**WHAT YOU WILL DO**. Reproduce all lines of the listing below in which the word "that" occurs.

Start of THE INPUT

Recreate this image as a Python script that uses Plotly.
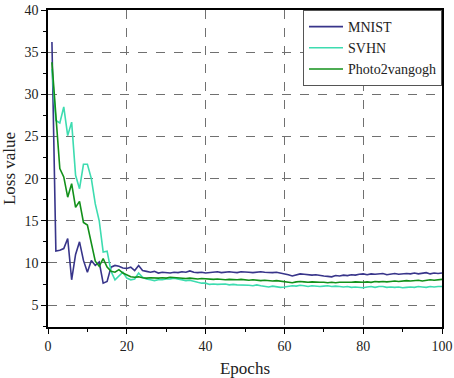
import plotly.graph_objects as go

epochs = list(range(1, 101))

mnist = [36.2, 11.4, 11.5, 11.7, 12.9, 8.0, 11.0, 12.5, 10.3, 8.9,
         10.3, 9.7, 10.1, 7.6, 7.8, 9.5, 9.7, 9.6, 9.4, 9.35,
         9.5, 9.1, 9.7, 9.1, 9.0, 8.9, 9.0, 8.8, 8.9, 8.85,
         8.8, 8.9, 8.85, 8.95, 8.9, 9.05, 8.9, 8.85, 8.9, 8.8,
         8.85, 8.9, 8.95, 8.85, 8.9, 8.95, 8.9, 8.85, 8.95, 8.95,
         8.9, 8.85, 8.9, 8.95, 8.9, 8.85, 8.85, 8.9, 8.8, 8.75,
         8.6, 8.45, 8.6, 8.7, 8.65, 8.6, 8.55, 8.6, 8.5, 8.45,
         8.4, 8.35, 8.5, 8.45, 8.55, 8.5, 8.6, 8.55, 8.65, 8.7,
         8.6, 8.7, 8.65, 8.7, 8.75, 8.6, 8.7, 8.75, 8.65, 8.7,
         8.75, 8.7, 8.8, 8.7, 8.75, 8.85, 8.7, 8.8, 8.75, 8.8]

svhn = [33.0, 26.9, 26.6, 28.5, 25.1, 26.7, 20.4, 18.8, 21.7, 21.7,
        20.0, 17.0, 15.0, 11.3, 11.4, 9.0, 8.0, 8.4, 8.9, 8.2,
        8.0, 8.1, 8.8, 8.3, 8.1, 8.0, 7.9, 8.0, 8.0, 8.1,
        8.1, 8.2, 8.1, 8.0, 7.9, 7.95, 7.8, 7.7, 7.6, 7.6,
        7.45, 7.5, 7.45, 7.5, 7.5, 7.4, 7.45, 7.4, 7.4, 7.4,
        7.35, 7.3, 7.4, 7.3, 7.2, 7.15, 7.25, 7.2, 7.1, 7.15,
        7.2, 7.3, 7.25, 7.35, 7.3, 7.2, 7.3, 7.25, 7.2, 7.25,
        7.3, 7.2, 7.25, 7.2, 7.15, 7.2, 7.1, 7.15, 7.1, 7.05,
        7.15, 7.2, 7.1, 7.2, 7.2, 7.1, 7.15, 7.1, 7.15, 7.05,
        7.1, 7.15, 7.1, 7.2, 7.15, 7.1, 7.2, 7.15, 7.2, 7.2]

photo2vangogh = [33.8, 27.3, 21.2, 20.2, 17.8, 19.4, 16.6, 17.3, 14.8, 14.5,
                 12.5, 10.2, 9.6, 10.5, 9.5, 9.0, 8.9, 9.2, 8.8, 8.55,
                 8.35, 8.3, 8.35, 8.25, 8.2, 8.25, 8.2, 8.2, 8.25, 8.2,
                 8.3, 8.25, 8.2, 8.2, 8.15, 8.2, 8.15, 8.1, 8.15, 8.1,
                 8.1, 8.05, 8.1, 8.05, 8.0, 8.05, 8.0, 8.0, 8.05, 8.0,
                 7.95, 8.0, 7.95, 7.9, 7.95, 7.9, 7.85, 7.9, 7.85, 7.8,
                 7.75, 7.65, 7.75, 7.8, 7.75, 7.7, 7.75, 7.7, 7.7, 7.7,
                 7.65, 7.7, 7.65, 7.7, 7.7, 7.65, 7.7, 7.75, 7.7, 7.7,
                 7.75, 7.7, 7.8, 7.75, 7.8, 7.75, 7.8, 7.85, 7.8, 7.85,
                 7.9, 7.85, 7.9, 7.95, 7.85, 7.9, 8.0, 7.95, 8.0, 8.05]

series = [("MNIST", mnist, "#38358a"),
          ("SVHN", svhn, "#3ddcb0"),
          ("Photo2vangogh", photo2vangogh, "#12901a")]

fig = go.Figure()
for name, vals, color in series:
    fig.add_trace(go.Scatter(x=epochs, y=vals, mode="lines", name=name,
                             line=dict(color=color, width=1.6)))

font = "Liberation Serif"
axis_common = dict(
    showline=True, mirror=True, linecolor="black", linewidth=1.5,
    ticks="outside", ticklen=5, tickwidth=1.2, tickcolor="black",
    showgrid=True, gridcolor="#707070", griddash="dash", gridwidth=1.2,
    zeroline=False, automargin=False,
    tickfont=dict(family=font, size=14, color="#222"),
)

fig.update_layout(
    width=454, height=378,
    margin=dict(l=48, r=12, t=10, b=51),
    paper_bgcolor="white", plot_bgcolor="white",
    font=dict(family=font, color="#222"),
    showlegend=True,
    legend=dict(x=1, y=1, xanchor="right", yanchor="top",
                bgcolor="white", bordercolor="#555", borderwidth=1,
                font=dict(family=font, size=14, color="#222"),
                tracegroupgap=0, itemwidth=34),
)
fig.update_xaxes(range=[0, 100], dtick=20, tick0=0,
                 minor=dict(ticks="outside", ticklen=3, dtick=10, tickcolor="black", showgrid=False),
                 title=dict(text="Epochs", font=dict(family=font, size=17), standoff=10),
                 **axis_common)
fig.update_yaxes(range=[2.4, 40], dtick=5, tick0=0,
                 minor=dict(ticks="outside", ticklen=3, dtick=2.5, tickcolor="black", showgrid=False),
                 title=dict(text="Loss value", font=dict(family=font, size=17), standoff=6),
                 **axis_common)

fig.write_html("out.html",
               config={"displayModeBar": False},
               post_script="document.body.style.margin='0px';document.body.style.overflow='hidden';")
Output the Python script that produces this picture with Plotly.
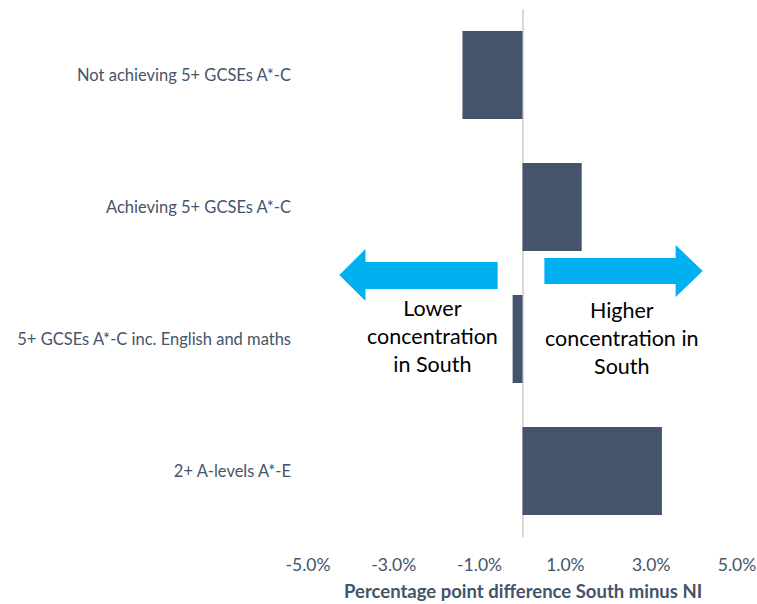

End of THE INPUT

**ANSWER FOR THIS EXERCISE**.
Recreate this image as a Python script that uses Plotly.
Output the Python script that produces this picture with Plotly.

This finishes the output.